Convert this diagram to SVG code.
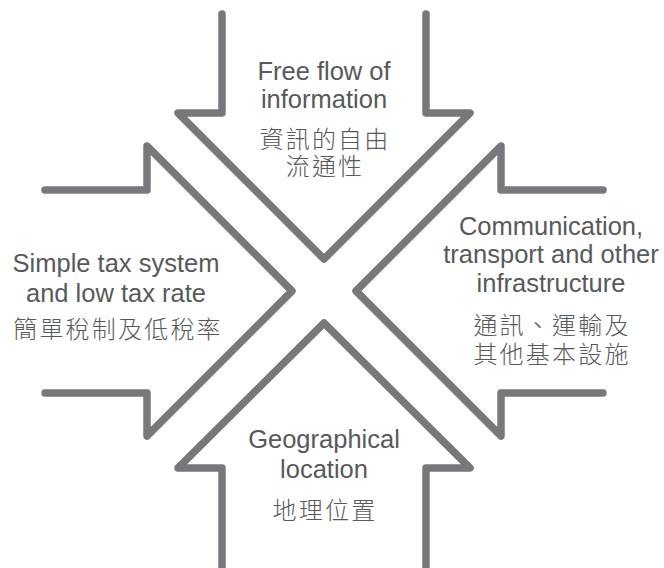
<svg xmlns="http://www.w3.org/2000/svg" width="664" height="568" viewBox="0 0 664 568">
<style>
.arrow{fill:none;stroke:#77787b;stroke-width:7.5;stroke-linejoin:round;stroke-linecap:round}
.en{font-family:"Liberation Sans","Noto Sans",Arial,sans-serif;font-size:25.5px;fill:#58595b;text-anchor:middle}
.zh{font-family:"Noto Sans CJK TC","Noto Sans CJK SC",sans-serif;font-size:24px;letter-spacing:2.2px;fill:#58595b;text-anchor:middle;font-weight:300}
</style>
<rect width="664" height="568" fill="#ffffff"/>
<g id="connectors"></g>
<g id="arrow-top">
<path class="arrow" d="M222,14 V113 H178 L324,259 L470,113 H426 V14"/>
<text class="en" x="324" y="80">Free flow of</text>
<text class="en" x="324" y="108">information</text>
<text class="zh" x="325" y="148">資訊的自由</text>
<text class="zh" x="325" y="175">流通性</text>
</g>
<g id="arrow-left">
<path class="arrow" d="M45,190 H147 V146 L292,291 L147,436 V393 H45"/>
<text class="en" x="116" y="272">Simple tax system</text>
<text class="en" x="116" y="302">and low tax rate</text>
<text class="zh" x="118" y="338">簡單稅制及低稅率</text>
</g>
<g id="arrow-right">
<path class="arrow" d="M603,190 H501 V146 L356,291 L501,436 V393 H603"/>
<text class="en" x="551" y="235">Communication,</text>
<text class="en" x="551" y="263">transport and other</text>
<text class="en" x="551" y="292">infrastructure</text>
<text class="zh" x="552" y="334">通訊、運輸及</text>
<text class="zh" x="552" y="363">其他基本設施</text>
</g>
<g id="arrow-bottom">
<path class="arrow" d="M222,572 V468 H178 L324,323 L470,468 H426 V572"/>
<text class="en" x="324" y="448">Geographical</text>
<text class="en" x="324" y="478">location</text>
<text class="zh" x="325" y="519">地理位置</text>
</g>
</svg>
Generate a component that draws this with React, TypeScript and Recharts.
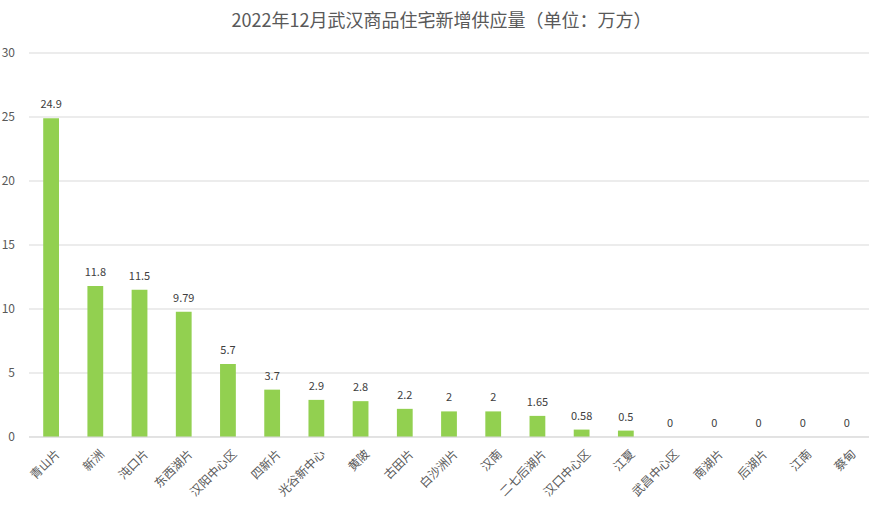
import React from "react";
import { ComposedChart, Bar, Line, XAxis, YAxis, CartesianGrid } from "recharts";

const categories = ["青山片","新洲","沌口片","东西湖片","汉阳中心区","四新片","光谷新中心","黄陂","古田片","白沙洲片","汉南","二七后湖片","汉口中心区","江夏","武昌中心区","南湖片","后湖片","江南","蔡甸"];
const values = [24.9,11.8,11.5,9.79,5.7,3.7,2.9,2.8,2.2,2,2,1.65,0.58,0.5,0,0,0,0,0];
const yTicks = [0,5,10,15,20,25,30];

const data = categories.map((name, i) => ({ name, value: values[i] }));

const FONT = "'Noto Sans CJK SC', 'Noto Sans', sans-serif";

const XTick = (props: any) => {
  const { x, y, payload } = props;
  return (
    <g transform={`translate(${x + 4},${y + 4})`}>
      <text transform="rotate(-45)" textAnchor="end" dy={8} fill="#595959" fontSize={12} fontFamily={FONT}>
        {payload.value}
      </text>
    </g>
  );
};

const ValueLabel = (props: any) => {
  const { x, y, value } = props;
  return (
    <text x={x} y={y - 10} textAnchor="middle" fill="#404040" fontSize={11} fontFamily={FONT}>
      {value}
    </text>
  );
};

export default function App() {
  return (
    <div style={{ position: "absolute", left: 0, top: 0, width: 883, height: 511, background: "#fff" }}>
      <div style={{ position: "absolute", left: 0, top: 6, width: 883, textAlign: "center", fontFamily: FONT, fontSize: 18, color: "#595959" }}>
        2022年12月武汉商品住宅新增供应量（单位：万方）
      </div>
      <ComposedChart width={883} height={511} data={data} margin={{ top: 53, right: 14, bottom: 0, left: 0 }} barCategoryGap={30}>
        <CartesianGrid vertical={false} stroke="#d9d9d9" />
        <XAxis dataKey="name" interval={0} height={74} tickLine={false} stroke="#d9d9d9" tick={<XTick />} />
        <YAxis width={29} domain={[0, 30]} ticks={yTicks} axisLine={false} tickLine={false} tickMargin={8}
          tick={{ fill: "#595959", fontSize: 12, fontFamily: FONT }} />
        <Bar dataKey="value" fill="#92d050" isAnimationActive={false} />
        <Line dataKey="value" stroke="none" dot={false} activeDot={false} isAnimationActive={false} label={<ValueLabel />} />
      </ComposedChart>
    </div>
  );
}
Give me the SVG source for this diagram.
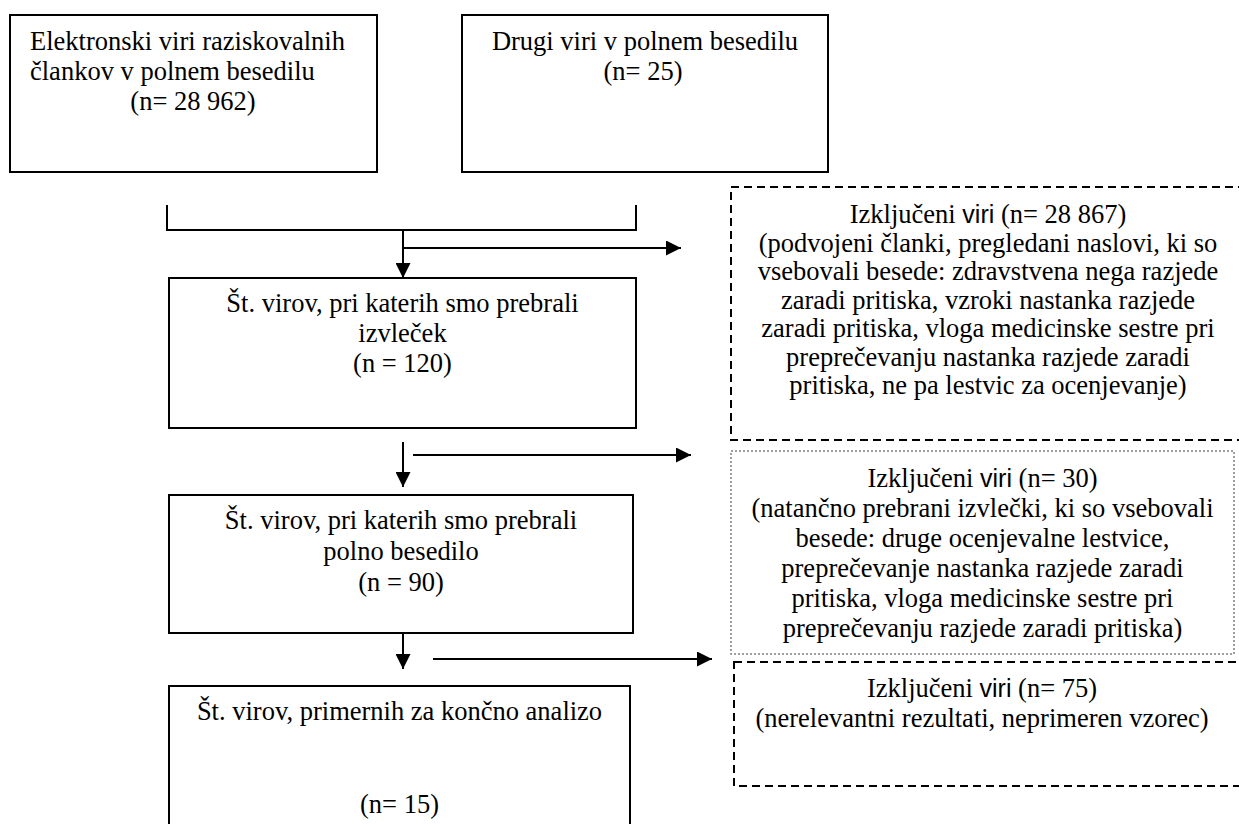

# # # # # # #

Give all the lines above again, character for character, without pictures.

Answer to this problem
Convert this diagram to SVG code.
<svg xmlns="http://www.w3.org/2000/svg" width="664" height="568" viewBox="0 0 664 568">
<style>
.arrow{fill:none;stroke:#77787b;stroke-width:7.5;stroke-linejoin:round;stroke-linecap:round}
.en{font-family:"Liberation Sans","Noto Sans",Arial,sans-serif;font-size:25.5px;fill:#58595b;text-anchor:middle}
.zh{font-family:"Noto Sans CJK TC","Noto Sans CJK SC",sans-serif;font-size:24px;letter-spacing:2.2px;fill:#58595b;text-anchor:middle;font-weight:300}
</style>
<rect width="664" height="568" fill="#ffffff"/>
<g id="connectors"></g>
<g id="arrow-top">
<path class="arrow" d="M222,14 V113 H178 L324,259 L470,113 H426 V14"/>
<text class="en" x="324" y="80">Free flow of</text>
<text class="en" x="324" y="108">information</text>
<text class="zh" x="325" y="148">資訊的自由</text>
<text class="zh" x="325" y="175">流通性</text>
</g>
<g id="arrow-left">
<path class="arrow" d="M45,190 H147 V146 L292,291 L147,436 V393 H45"/>
<text class="en" x="116" y="272">Simple tax system</text>
<text class="en" x="116" y="302">and low tax rate</text>
<text class="zh" x="118" y="338">簡單稅制及低稅率</text>
</g>
<g id="arrow-right">
<path class="arrow" d="M603,190 H501 V146 L356,291 L501,436 V393 H603"/>
<text class="en" x="551" y="235">Communication,</text>
<text class="en" x="551" y="263">transport and other</text>
<text class="en" x="551" y="292">infrastructure</text>
<text class="zh" x="552" y="334">通訊、運輸及</text>
<text class="zh" x="552" y="363">其他基本設施</text>
</g>
<g id="arrow-bottom">
<path class="arrow" d="M222,572 V468 H178 L324,323 L470,468 H426 V572"/>
<text class="en" x="324" y="448">Geographical</text>
<text class="en" x="324" y="478">location</text>
<text class="zh" x="325" y="519">地理位置</text>
</g>
</svg>
Generate a component that draws this with React, TypeScript and Recharts.
import React from "react";
import { ComposedChart, Bar, Line, XAxis, YAxis, CartesianGrid } from "recharts";

const categories = ["青山片","新洲","沌口片","东西湖片","汉阳中心区","四新片","光谷新中心","黄陂","古田片","白沙洲片","汉南","二七后湖片","汉口中心区","江夏","武昌中心区","南湖片","后湖片","江南","蔡甸"];
const values = [24.9,11.8,11.5,9.79,5.7,3.7,2.9,2.8,2.2,2,2,1.65,0.58,0.5,0,0,0,0,0];
const yTicks = [0,5,10,15,20,25,30];

const data = categories.map((name, i) => ({ name, value: values[i] }));

const FONT = "'Noto Sans CJK SC', 'Noto Sans', sans-serif";

const XTick = (props: any) => {
  const { x, y, payload } = props;
  return (
    <g transform={`translate(${x + 4},${y + 4})`}>
      <text transform="rotate(-45)" textAnchor="end" dy={8} fill="#595959" fontSize={12} fontFamily={FONT}>
        {payload.value}
      </text>
    </g>
  );
};

const ValueLabel = (props: any) => {
  const { x, y, value } = props;
  return (
    <text x={x} y={y - 10} textAnchor="middle" fill="#404040" fontSize={11} fontFamily={FONT}>
      {value}
    </text>
  );
};

export default function App() {
  return (
    <div style={{ position: "absolute", left: 0, top: 0, width: 883, height: 511, background: "#fff" }}>
      <div style={{ position: "absolute", left: 0, top: 6, width: 883, textAlign: "center", fontFamily: FONT, fontSize: 18, color: "#595959" }}>
        2022年12月武汉商品住宅新增供应量（单位：万方）
      </div>
      <ComposedChart width={883} height={511} data={data} margin={{ top: 53, right: 14, bottom: 0, left: 0 }} barCategoryGap={30}>
        <CartesianGrid vertical={false} stroke="#d9d9d9" />
        <XAxis dataKey="name" interval={0} height={74} tickLine={false} stroke="#d9d9d9" tick={<XTick />} />
        <YAxis width={29} domain={[0, 30]} ticks={yTicks} axisLine={false} tickLine={false} tickMargin={8}
          tick={{ fill: "#595959", fontSize: 12, fontFamily: FONT }} />
        <Bar dataKey="value" fill="#92d050" isAnimationActive={false} />
        <Line dataKey="value" stroke="none" dot={false} activeDot={false} isAnimationActive={false} label={<ValueLabel />} />
      </ComposedChart>
    </div>
  );
}
Give me the SVG source for this diagram.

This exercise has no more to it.